What is Sec-WebSocket-Key for?

In section 1.3 "Opening Handshake" of draft-ietf-hybi-thewebsocketprotocol-17, it describes Sec-WebSocket-Key as follows:

To prove that the handshake was received, the server has to take two pieces of information and combine them to form a response. The first piece of information comes from the |Sec-WebSocket-Key| header field in the client handshake:

Sec-WebSocket-Key: dGhlIHNhbXBsZSBub25jZQ==

For this header field, the server has to take the value (as present in the header field, e.g. the base64-encoded [RFC4648] version minus any leading and trailing whitespace), and concatenate this with the Globally Unique Identifier (GUID, [RFC4122]) "258EAFA5-E914-47DA-95CA-C5AB0DC85B11" in string form, which is unlikely to be used by network endpoints that do not understand the WebSocket protocol. A SHA-1 hash (160 bits), base64-encoded (see Section 4 of [RFC4648]), of this concatenation is then returned in the server's handshake [FIPS.180-2.2002].
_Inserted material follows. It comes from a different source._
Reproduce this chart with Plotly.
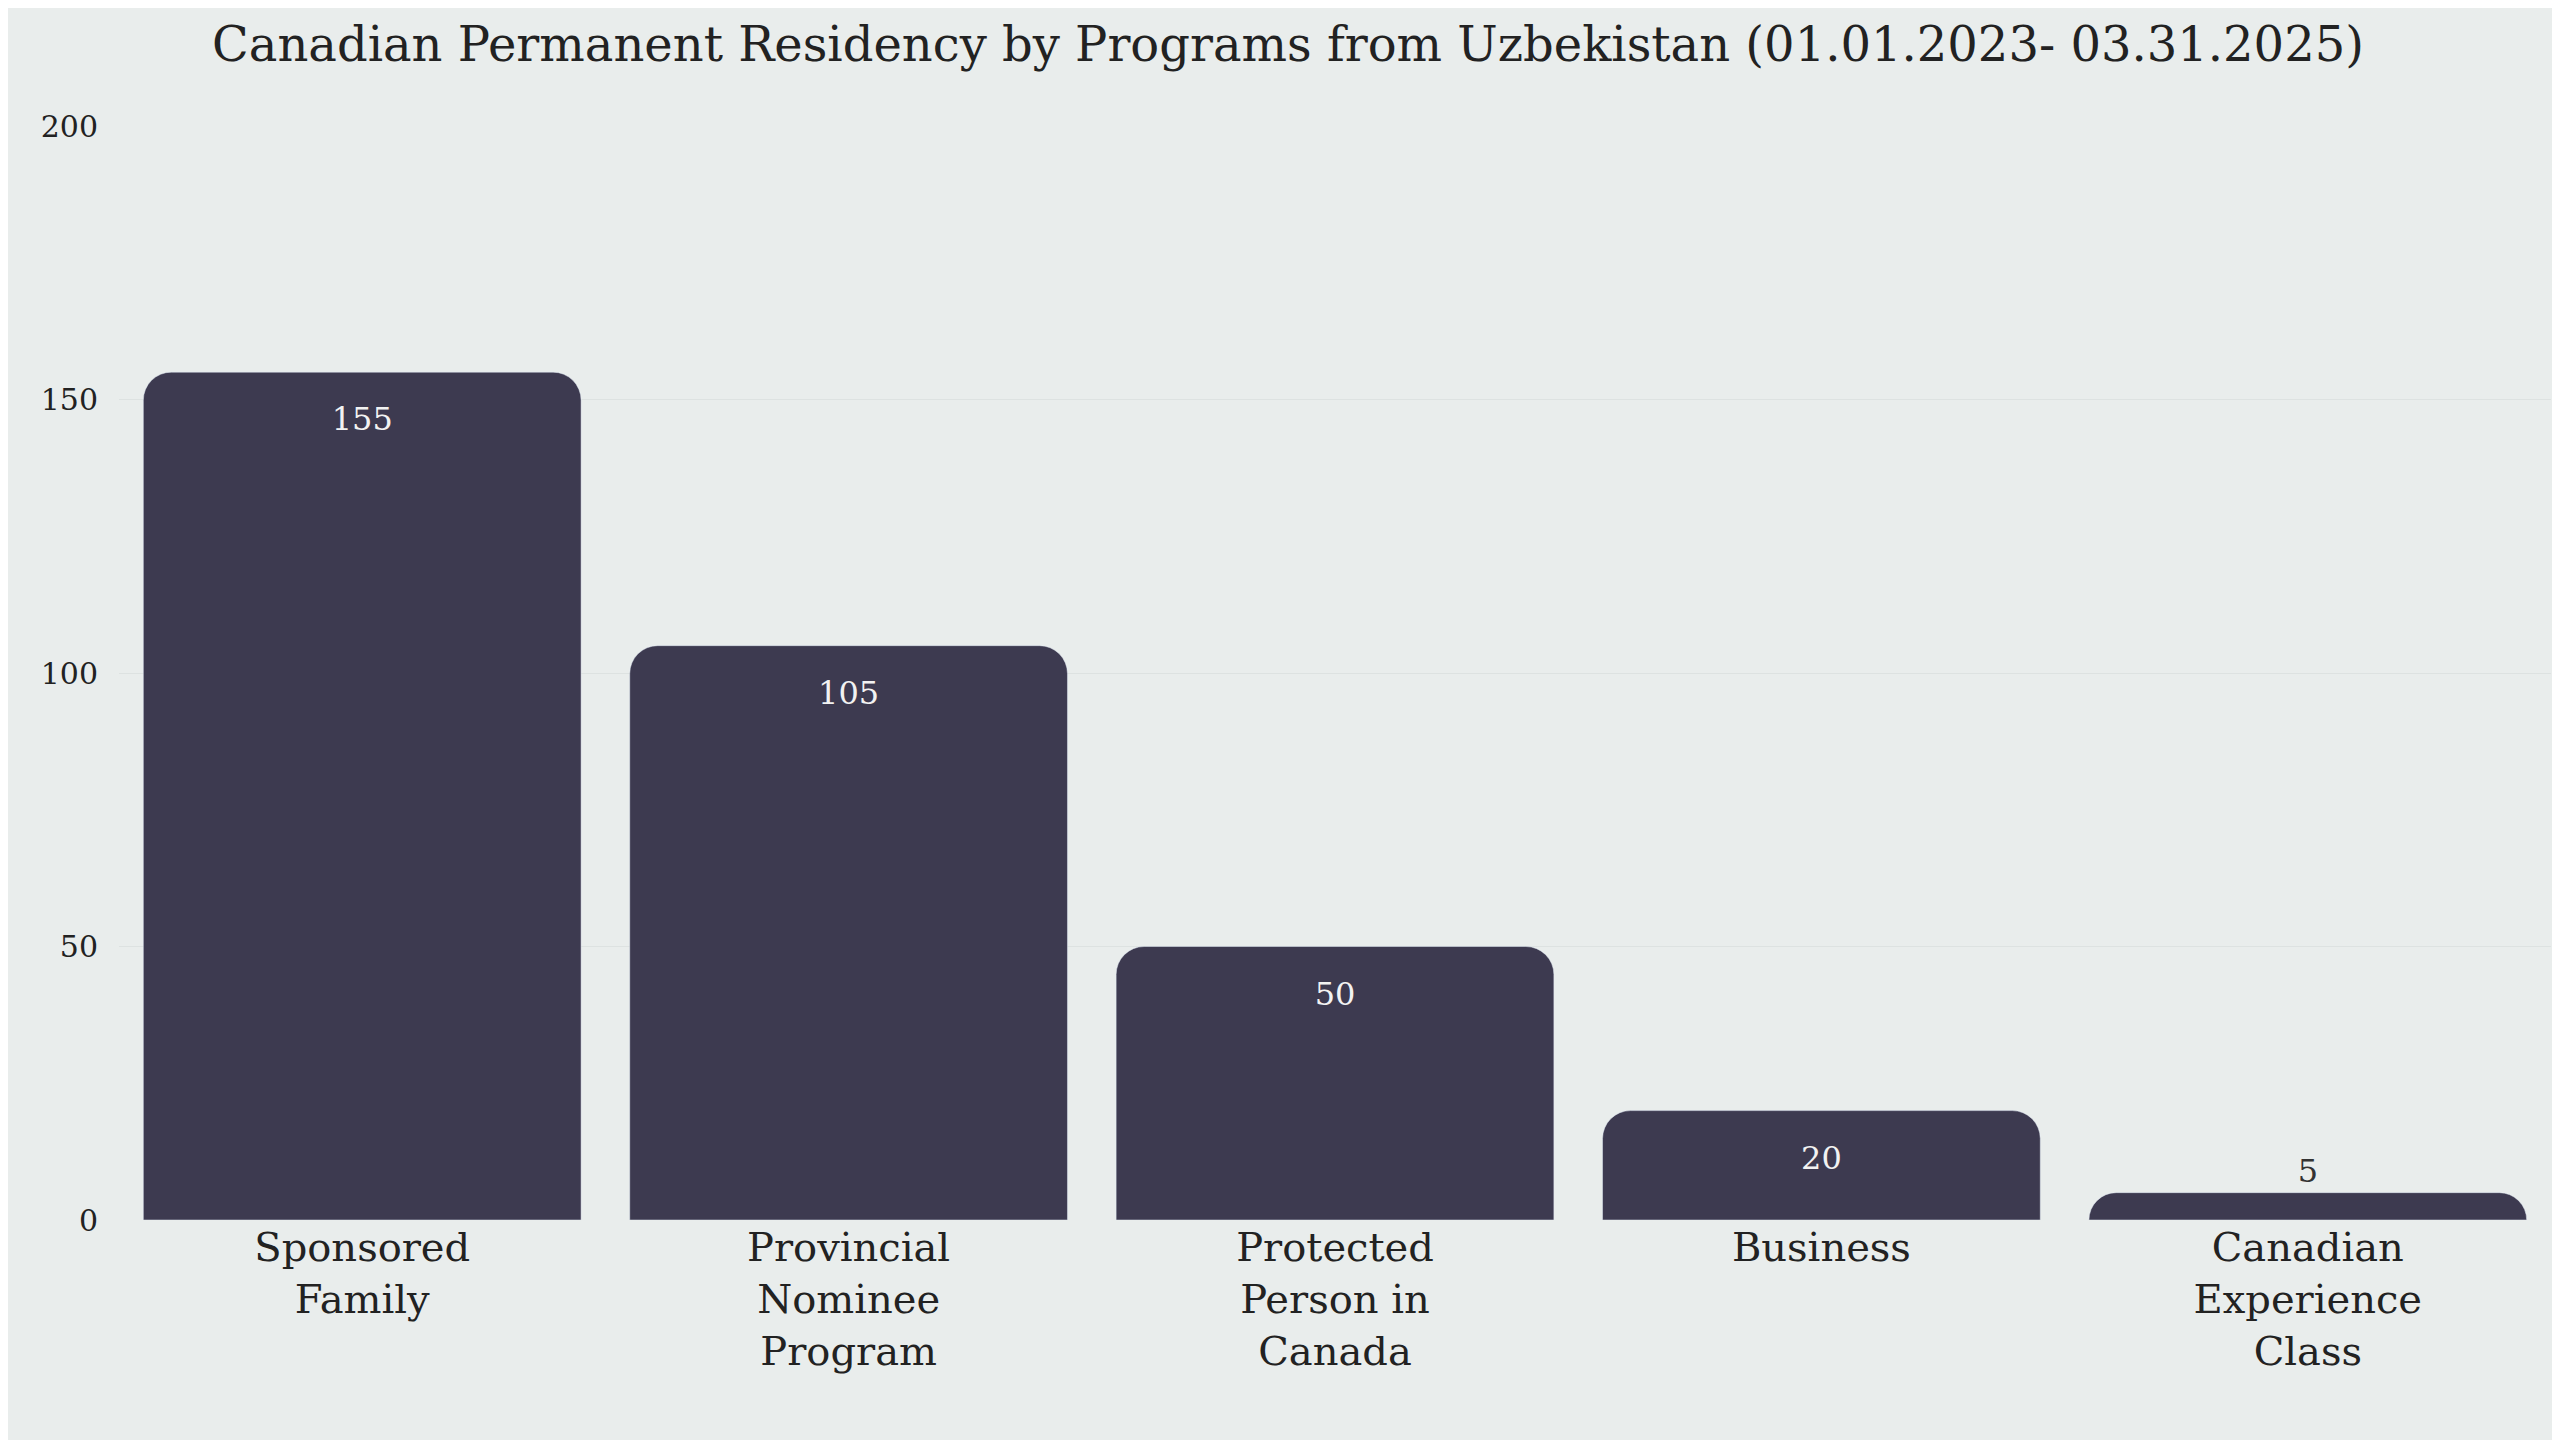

Here's the thing I can't understand: why not simply return code 101? If the proper use of Sec-WebSocket-Key is for security, or to prove they can handle websocket requests, then any server could return the expected key if they wanted to, and pretend they are a WebSocket server.


Solution 1:

According to RFC 6455 Websocket standard

first part:

.. the server has to prove to the client that it received the
client's WebSocket handshake, so that the server doesn't accept
connections that are not WebSocket connections.  This prevents an
attacker from tricking a WebSocket server by sending it carefully
crafted packets using XMLHttpRequest [XMLHttpRequest] or a form
submission.

...
For this header field, the server has to take the value (as present
in the header field, e.g., the base64-encoded [RFC4648] version minus
any leading and trailing whitespace) and concatenate this with the
Globally Unique Identifier (GUID, [RFC4122]) "258EAFA5-E914-47DA-
95CA-C5AB0DC85B11" in string form, which is unlikely to be used by
network endpoints that do not understand the WebSocket Protocol.

second part:

The |Sec-WebSocket-Key| header field is used in the WebSocket opening
handshake.  It is sent from the client to the server to provide part
of the information used by the server to prove that it received a
valid WebSocket opening handshake.  This helps ensure that the server
does not accept connections from non-WebSocket clients (e.g., HTTP
clients) that are being abused to send data to unsuspecting WebSocket
servers.

So, as the value of the GUID is specified in the standard, it is unlikely (possible, put with very small probability) that the server which is not aware of Websockets will use it. It does not provide any security (secure websockets - wss:// - does), it just ensures that server understands websockets protocol.

Really, as you've mentioned, if you are aware of websockets (that's what to be checked), you could pretend to be a websocket server by sending correct response. But then, if you will not act correctly (e.g. form frames correctly), it will be considered as a protocol violation. Actually, you can write a websocket server that is incorrect, but there will be not much use in it.

And another purpose is to prevent clients accidentally requesting websockets upgrade not expecting it (say, by adding corresponding headers manually and then expecting smth else). Sec-WebSocket-Key and other related headers are prohibited to be set using setRequestHeader method in browsers.

Solution 2:

Mostly for cache busting.

Imagine a transparent reverse-proxy server watching HTTP traffic go by. If it doesn't understand WS, it could mistakenly cache a WS handshake and reply with a useless 101 to the next client.

Using a high-entropy key and requiring a basic challenge-response rather specific to WS ensures the server actually understood this was a WS handshake and in turn tells the client that the server will indeed be listening on the port. A caching reverse-proxy would never implement that hashing logic "by mistake".

Solution 3:

I'm inclined to agree.

Nothing of importance would change if the client ignored the value of the Sec-WebSocket-Accept header.

Why? Because the server is not proving anything by doing this calculation (other than that it has the code to do the calculation). Just about the only thing it rules out is a server that simply replies with a canned response.

The exchange of headers (e.g. with fixed 'key' and 'accept' values) is already sufficient to rule out any accidental connection with something that is not at least trying to be a WebSocket server; and if it's trying, the requirement that it do this calculation is hardly an impediment to its succeeding.

The RFC claims:

".. the server has to prove to the client that it received the client's WebSocket handshake, so that the server doesn't accept connections that are not WebSocket connections."

and:

"This helps ensure that the server does not accept connections from non-WebSocket clients .."

Neither of these claims make any sense. The server is never the one rejecting the connection because it is the one computing the hash, not the one checking it.

This sort of exchange would make some sense if the magic GUID were not fixed, but were instead a shared secret between client and server. In that case the exchange would allow the server to prove to the client that it had the shared secret without revealing it.